The expectation on day one is that the GRAT will be worth P+I, so when the grantor receives P+I back, the GRAT is officially worthless. So the value of the gift is officially zero (but should probably file a gift tax return anyway, just to lock in the statute of limitations). Of course, the actual value of the trust could be worth more than zero, which is why the GRAT is useful. If the GRAT is more valuable than P+I, usually because of high-appreciation, zero-dividend stocks placed there, then the tax value is zero but the dollar value is high.

It's a gift, which is excluded from income tax consideration by § 102. The grantee takes the gift basis of § 1015, rather than the step up at death from § 1016. So the gain is still preserved in the stock, no gift tax or income tax having been paid. And any dividends on the stock or interest on other GRAT assets will be taxable to recipient, of course.

Posted by: nl7 | Dec 19, 2013 2:17:01 PM

Funny that the article focuses on Adelson when the article also admits that the is a common tax planning technique. Seems to me that this article is more meant as a veiled hit piece on Adelson

Posted by: mike fox 26 | Dec 18, 2013 11:57:51 AM

The chart seems to indicate that in 2009, shares of Las Vegas Sands which were put into the trust were worth $30.9 million and in 2011, when the trust terminated, the same shares were worth over $550 million. Can this be correct?

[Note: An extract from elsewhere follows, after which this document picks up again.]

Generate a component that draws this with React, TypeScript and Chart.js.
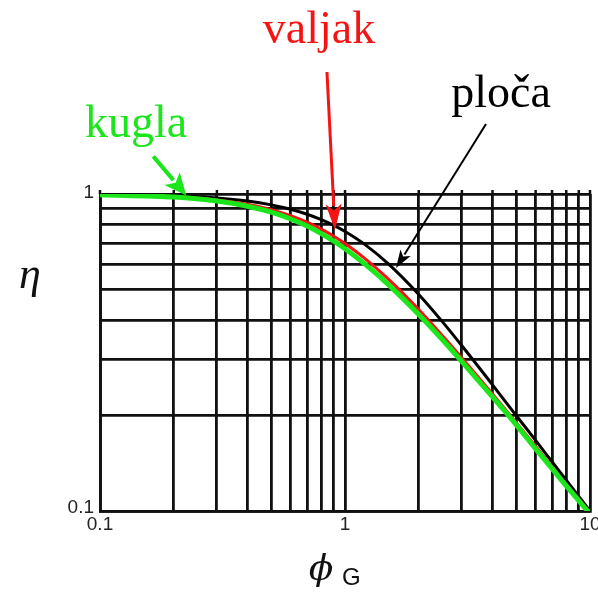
import React, { useEffect, useRef } from "react";
import { Chart, registerables } from "chart.js";

Chart.register(...registerables);

// Generalised Thiele modulus (x axis)
const phiG = [0.1, 0.2, 0.3, 0.4, 0.5, 0.6, 0.7, 0.8, 0.9, 1, 1.2, 1.5, 2, 2.5, 3, 4, 5, 6, 7, 8, 10];

// Effectiveness factor for each pellet geometry
const plocaEta = [0.997, 0.987, 0.971, 0.95, 0.924, 0.895, 0.863, 0.83, 0.796, 0.762, 0.695, 0.603, 0.482, 0.395, 0.332, 0.25, 0.2, 0.167, 0.143, 0.125, 0.1];
const valjakEta = [0.995, 0.98, 0.958, 0.928, 0.893, 0.855, 0.815, 0.775, 0.736, 0.698, 0.628, 0.54, 0.432, 0.357, 0.304, 0.234, 0.19, 0.16, 0.138, 0.121, 0.099];
const kuglaEta = [0.994, 0.978, 0.95, 0.915, 0.876, 0.834, 0.792, 0.75, 0.71, 0.672, 0.603, 0.519, 0.417, 0.347, 0.296, 0.229, 0.187, 0.157, 0.136, 0.12, 0.098];

// Grid positions on the log axes
const xGridValues = [0.1, 0.2, 0.3, 0.4, 0.5, 0.6, 0.7, 0.8, 0.9, 1, 2, 3, 4, 5, 6, 7, 8, 9, 10];
const yGridValues = [0.1, 0.2, 0.3, 0.4, 0.5, 0.6, 0.7, 0.8, 0.9, 1];

// Tick labels
const xLabelValues = [0.1, 1, 10];
const xLabelTexts = ["0.1", "1", "10"];
const yLabelValues = [0.1, 1];
const yLabelTexts = ["0.1", "1"];

const GREEN = "#1be61b";
const RED = "#f51414";
const BLACK = "#000000";
const GRID = "#111111";

// Callouts: label text, arrow tip on the curve (data units)
const callouts = [
  { text: "kugla", color: GREEN, tx: 136, ty: 137, tip: { x: 0.225, y: 0.99 }, tail: { dx: -33, dy: -39 }, lw: 4, head: 22, half: 10 },
  { text: "valjak", color: RED, tx: 319, ty: 43, tip: { x: 0.91, y: 0.77 }, tail: { dx: -8, dy: -158 }, lw: 3, head: 26, half: 8 },
  { text: "ploča", color: BLACK, tx: 501, ty: 107, tip: { x: 1.615, y: 0.584 }, tail: { dx: 90, dy: -144 }, lw: 2, head: 18, half: 6 },
];

function drawArrow(ctx: CanvasRenderingContext2D, x0: number, y0: number, x1: number, y1: number, lw: number, head: number, half: number, color: string) {
  const dx = x1 - x0;
  const dy = y1 - y0;
  const len = Math.hypot(dx, dy);
  const ux = dx / len;
  const uy = dy / len;
  const bx = x1 - ux * head;
  const by = y1 - uy * head;
  ctx.strokeStyle = color;
  ctx.fillStyle = color;
  ctx.lineWidth = lw;
  ctx.lineCap = "butt";
  ctx.beginPath();
  ctx.moveTo(x0, y0);
  ctx.lineTo(bx + ux * 2, by + uy * 2);
  ctx.stroke();
  ctx.beginPath();
  ctx.moveTo(x1, y1);
  ctx.lineTo(bx - uy * half, by + ux * half);
  ctx.lineTo(bx + ux * head * 0.25, by + uy * head * 0.25);
  ctx.lineTo(bx + uy * half, by - ux * half);
  ctx.closePath();
  ctx.fill();
}

const overlayPlugin = {
  id: "overlay",
  afterDraw(chart: any) {
    const ctx: CanvasRenderingContext2D = chart.ctx;
    const xs = chart.scales.x;
    const ys = chart.scales.y;
    const area = chart.chartArea;
    ctx.save();

    // small outward ticks along the top edge
    ctx.strokeStyle = GRID;
    ctx.lineWidth = 2.5;
    xGridValues.forEach((v) => {
      const px = xs.getPixelForValue(v);
      ctx.beginPath();
      ctx.moveTo(px, area.top);
      ctx.lineTo(px, area.top - 4);
      ctx.stroke();
    });

    // tick labels
    ctx.fillStyle = "#222";
    ctx.font = "19px 'Liberation Sans', Arial, sans-serif";
    ctx.textBaseline = "middle";
    ctx.textAlign = "center";
    xLabelValues.forEach((v, i) => {
      ctx.fillText(xLabelTexts[i], xs.getPixelForValue(v), area.bottom + 14);
    });
    ctx.textAlign = "right";
    yLabelValues.forEach((v, i) => {
      const py = ys.getPixelForValue(v) + (v < 1 ? -3 : -1);
      ctx.fillText(yLabelTexts[i], area.left - 6, py);
    });

    // axis titles
    ctx.fillStyle = "#111";
    ctx.textBaseline = "alphabetic";
    ctx.textAlign = "center";
    ctx.font = "italic 44px 'Liberation Serif', 'Times New Roman', serif";
    ctx.fillText("η", 30, 288);
    ctx.font = "italic 36px 'DejaVu Serif', serif";
    ctx.fillText("ϕ", 321, 580);
    ctx.textAlign = "left";
    ctx.font = "24px 'Liberation Sans', Arial, sans-serif";
    ctx.fillText("G", 342, 585);

    // callout labels and arrows
    ctx.textAlign = "center";
    ctx.font = "46px 'Liberation Serif', 'Times New Roman', serif";
    callouts.forEach((c) => {
      ctx.fillStyle = c.color;
      ctx.fillText(c.text, c.tx, c.ty);
      const x1 = xs.getPixelForValue(c.tip.x);
      const y1 = ys.getPixelForValue(c.tip.y);
      drawArrow(ctx, x1 + c.tail.dx, y1 + c.tail.dy, x1, y1, c.lw, c.head, c.half, c.color);
    });

    ctx.restore();
  },
};

export default function App() {
  const canvasRef = useRef<HTMLCanvasElement | null>(null);

  useEffect(() => {
    document.body.style.margin = "0";
    const canvas = canvasRef.current;
    if (!canvas) return;

    const toPoints = (ys: number[]) => phiG.map((x, i) => ({ x, y: ys[i] }));

    const chart = new Chart(canvas, {
      type: "line",
      data: {
        datasets: [
          { label: "kugla", data: toPoints(kuglaEta), borderColor: GREEN, borderWidth: 5, pointRadius: 0, fill: false, cubicInterpolationMode: "monotone" },
          { label: "valjak", data: toPoints(valjakEta), borderColor: RED, borderWidth: 3, pointRadius: 0, fill: false, cubicInterpolationMode: "monotone" },
          { label: "ploča", data: toPoints(plocaEta), borderColor: BLACK, borderWidth: 3, pointRadius: 0, fill: false, cubicInterpolationMode: "monotone" },
        ],
      },
      options: {
        responsive: false,
        animation: false,
        layout: { padding: { left: 100, top: 194, right: 8, bottom: 82 } },
        plugins: { legend: { display: false }, tooltip: { enabled: false } },
        scales: {
          x: {
            type: "logarithmic",
            min: 0.1,
            max: 10,
            afterBuildTicks: (s: any) => {
              s.ticks = xGridValues.map((v) => ({ value: v }));
            },
            ticks: { display: false },
            grid: { color: GRID, lineWidth: 2.8, drawTicks: false },
            border: { display: true, color: GRID, width: 2.8 },
          },
          y: {
            type: "logarithmic",
            min: 0.1,
            max: 1,
            afterBuildTicks: (s: any) => {
              s.ticks = yGridValues.map((v) => ({ value: v }));
            },
            ticks: { display: false },
            grid: { color: GRID, lineWidth: 2.8, drawTicks: false },
            border: { display: true, color: GRID, width: 2.8 },
          },
        },
      },
      plugins: [overlayPlugin],
    } as any);

    return () => chart.destroy();
  }, []);

  return (
    <div style={{ width: 598, height: 593, background: "#fff" }}>
      <canvas ref={canvasRef} width={598} height={593} style={{ display: "block" }} />
    </div>
  );
}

Posted by: Mark | Dec 18, 2013 8:23:04 AM

could you elaborate on the GRAT mechanism? as a non-US law student, it's a bit difficult to understand what taxes bypassed by GRATs and exactly how: are the excess gains are not taxed at all?

Personally, i'll try to find out myself via Wikipedia/Google or some-such, but it would be helpful to describe in more detail the incentives behind GRATs.